Provided entries »
* * *

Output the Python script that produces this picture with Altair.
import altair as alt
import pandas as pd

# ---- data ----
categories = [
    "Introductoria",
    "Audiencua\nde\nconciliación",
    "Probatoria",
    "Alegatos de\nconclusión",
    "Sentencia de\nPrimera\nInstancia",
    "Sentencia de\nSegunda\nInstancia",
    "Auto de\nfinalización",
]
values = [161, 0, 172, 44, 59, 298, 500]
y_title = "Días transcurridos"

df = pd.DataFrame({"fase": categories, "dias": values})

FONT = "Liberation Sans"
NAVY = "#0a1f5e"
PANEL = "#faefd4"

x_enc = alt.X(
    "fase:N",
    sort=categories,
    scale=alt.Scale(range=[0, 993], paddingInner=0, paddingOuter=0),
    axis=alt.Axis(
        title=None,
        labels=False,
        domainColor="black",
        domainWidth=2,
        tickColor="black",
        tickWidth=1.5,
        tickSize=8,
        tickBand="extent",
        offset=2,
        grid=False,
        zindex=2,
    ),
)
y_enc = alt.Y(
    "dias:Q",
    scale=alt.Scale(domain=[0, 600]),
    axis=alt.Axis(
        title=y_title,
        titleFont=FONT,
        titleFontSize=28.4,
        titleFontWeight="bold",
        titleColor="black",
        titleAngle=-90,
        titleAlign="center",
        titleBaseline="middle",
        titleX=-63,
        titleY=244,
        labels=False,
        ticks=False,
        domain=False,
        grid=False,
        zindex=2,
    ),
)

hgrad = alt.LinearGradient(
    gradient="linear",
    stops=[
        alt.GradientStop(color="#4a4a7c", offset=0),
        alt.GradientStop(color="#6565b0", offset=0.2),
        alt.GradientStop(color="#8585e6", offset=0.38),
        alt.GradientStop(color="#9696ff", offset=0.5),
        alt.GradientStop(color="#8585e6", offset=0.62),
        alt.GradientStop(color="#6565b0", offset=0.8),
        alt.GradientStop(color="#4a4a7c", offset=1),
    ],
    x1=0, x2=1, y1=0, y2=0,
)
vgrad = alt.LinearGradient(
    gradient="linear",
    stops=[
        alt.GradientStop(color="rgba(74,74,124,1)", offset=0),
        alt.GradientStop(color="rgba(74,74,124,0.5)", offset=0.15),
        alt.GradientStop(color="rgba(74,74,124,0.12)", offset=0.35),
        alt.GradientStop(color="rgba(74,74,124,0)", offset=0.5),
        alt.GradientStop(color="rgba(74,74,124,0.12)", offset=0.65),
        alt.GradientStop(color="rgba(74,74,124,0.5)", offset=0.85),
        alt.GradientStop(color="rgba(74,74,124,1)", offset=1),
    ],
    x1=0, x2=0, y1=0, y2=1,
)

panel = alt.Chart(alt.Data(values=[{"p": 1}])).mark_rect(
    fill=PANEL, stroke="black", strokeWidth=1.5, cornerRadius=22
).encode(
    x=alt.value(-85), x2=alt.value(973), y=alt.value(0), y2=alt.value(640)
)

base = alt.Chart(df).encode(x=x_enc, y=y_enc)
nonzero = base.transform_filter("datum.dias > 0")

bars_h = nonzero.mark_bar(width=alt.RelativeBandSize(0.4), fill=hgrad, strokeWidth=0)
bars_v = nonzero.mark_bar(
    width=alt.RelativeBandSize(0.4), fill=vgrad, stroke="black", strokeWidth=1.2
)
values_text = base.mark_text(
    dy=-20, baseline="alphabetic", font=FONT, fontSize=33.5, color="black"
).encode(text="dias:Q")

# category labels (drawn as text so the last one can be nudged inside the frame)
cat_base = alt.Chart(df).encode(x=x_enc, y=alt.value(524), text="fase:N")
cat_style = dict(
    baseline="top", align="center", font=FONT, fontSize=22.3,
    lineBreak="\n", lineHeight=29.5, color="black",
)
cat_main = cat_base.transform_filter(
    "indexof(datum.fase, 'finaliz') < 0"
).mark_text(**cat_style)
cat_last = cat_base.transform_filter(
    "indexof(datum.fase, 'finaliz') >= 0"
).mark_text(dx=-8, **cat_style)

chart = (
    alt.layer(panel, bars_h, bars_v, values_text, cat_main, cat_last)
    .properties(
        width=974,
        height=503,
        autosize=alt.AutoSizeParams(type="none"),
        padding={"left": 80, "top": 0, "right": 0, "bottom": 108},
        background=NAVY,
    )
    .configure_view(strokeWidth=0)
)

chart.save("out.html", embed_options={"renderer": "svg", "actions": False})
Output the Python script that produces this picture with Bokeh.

* * *

Return every line of the material exactly.

Output the Python script that produces this picture with Altair.
import altair as alt
import pandas as pd

# ---- data ----
categories = [
    "Introductoria",
    "Audiencua\nde\nconciliación",
    "Probatoria",
    "Alegatos de\nconclusión",
    "Sentencia de\nPrimera\nInstancia",
    "Sentencia de\nSegunda\nInstancia",
    "Auto de\nfinalización",
]
values = [161, 0, 172, 44, 59, 298, 500]
y_title = "Días transcurridos"

df = pd.DataFrame({"fase": categories, "dias": values})

FONT = "Liberation Sans"
NAVY = "#0a1f5e"
PANEL = "#faefd4"

x_enc = alt.X(
    "fase:N",
    sort=categories,
    scale=alt.Scale(range=[0, 993], paddingInner=0, paddingOuter=0),
    axis=alt.Axis(
        title=None,
        labels=False,
        domainColor="black",
        domainWidth=2,
        tickColor="black",
        tickWidth=1.5,
        tickSize=8,
        tickBand="extent",
        offset=2,
        grid=False,
        zindex=2,
    ),
)
y_enc = alt.Y(
    "dias:Q",
    scale=alt.Scale(domain=[0, 600]),
    axis=alt.Axis(
        title=y_title,
        titleFont=FONT,
        titleFontSize=28.4,
        titleFontWeight="bold",
        titleColor="black",
        titleAngle=-90,
        titleAlign="center",
        titleBaseline="middle",
        titleX=-63,
        titleY=244,
        labels=False,
        ticks=False,
        domain=False,
        grid=False,
        zindex=2,
    ),
)

hgrad = alt.LinearGradient(
    gradient="linear",
    stops=[
        alt.GradientStop(color="#4a4a7c", offset=0),
        alt.GradientStop(color="#6565b0", offset=0.2),
        alt.GradientStop(color="#8585e6", offset=0.38),
        alt.GradientStop(color="#9696ff", offset=0.5),
        alt.GradientStop(color="#8585e6", offset=0.62),
        alt.GradientStop(color="#6565b0", offset=0.8),
        alt.GradientStop(color="#4a4a7c", offset=1),
    ],
    x1=0, x2=1, y1=0, y2=0,
)
vgrad = alt.LinearGradient(
    gradient="linear",
    stops=[
        alt.GradientStop(color="rgba(74,74,124,1)", offset=0),
        alt.GradientStop(color="rgba(74,74,124,0.5)", offset=0.15),
        alt.GradientStop(color="rgba(74,74,124,0.12)", offset=0.35),
        alt.GradientStop(color="rgba(74,74,124,0)", offset=0.5),
        alt.GradientStop(color="rgba(74,74,124,0.12)", offset=0.65),
        alt.GradientStop(color="rgba(74,74,124,0.5)", offset=0.85),
        alt.GradientStop(color="rgba(74,74,124,1)", offset=1),
    ],
    x1=0, x2=0, y1=0, y2=1,
)

panel = alt.Chart(alt.Data(values=[{"p": 1}])).mark_rect(
    fill=PANEL, stroke="black", strokeWidth=1.5, cornerRadius=22
).encode(
    x=alt.value(-85), x2=alt.value(973), y=alt.value(0), y2=alt.value(640)
)

base = alt.Chart(df).encode(x=x_enc, y=y_enc)
nonzero = base.transform_filter("datum.dias > 0")

bars_h = nonzero.mark_bar(width=alt.RelativeBandSize(0.4), fill=hgrad, strokeWidth=0)
bars_v = nonzero.mark_bar(
    width=alt.RelativeBandSize(0.4), fill=vgrad, stroke="black", strokeWidth=1.2
)
values_text = base.mark_text(
    dy=-20, baseline="alphabetic", font=FONT, fontSize=33.5, color="black"
).encode(text="dias:Q")

# category labels (drawn as text so the last one can be nudged inside the frame)
cat_base = alt.Chart(df).encode(x=x_enc, y=alt.value(524), text="fase:N")
cat_style = dict(
    baseline="top", align="center", font=FONT, fontSize=22.3,
    lineBreak="\n", lineHeight=29.5, color="black",
)
cat_main = cat_base.transform_filter(
    "indexof(datum.fase, 'finaliz') < 0"
).mark_text(**cat_style)
cat_last = cat_base.transform_filter(
    "indexof(datum.fase, 'finaliz') >= 0"
).mark_text(dx=-8, **cat_style)

chart = (
    alt.layer(panel, bars_h, bars_v, values_text, cat_main, cat_last)
    .properties(
        width=974,
        height=503,
        autosize=alt.AutoSizeParams(type="none"),
        padding={"left": 80, "top": 0, "right": 0, "bottom": 108},
        background=NAVY,
    )
    .configure_view(strokeWidth=0)
)

chart.save("out.html", embed_options={"renderer": "svg", "actions": False})
Output the Python script that produces this picture with Bokeh.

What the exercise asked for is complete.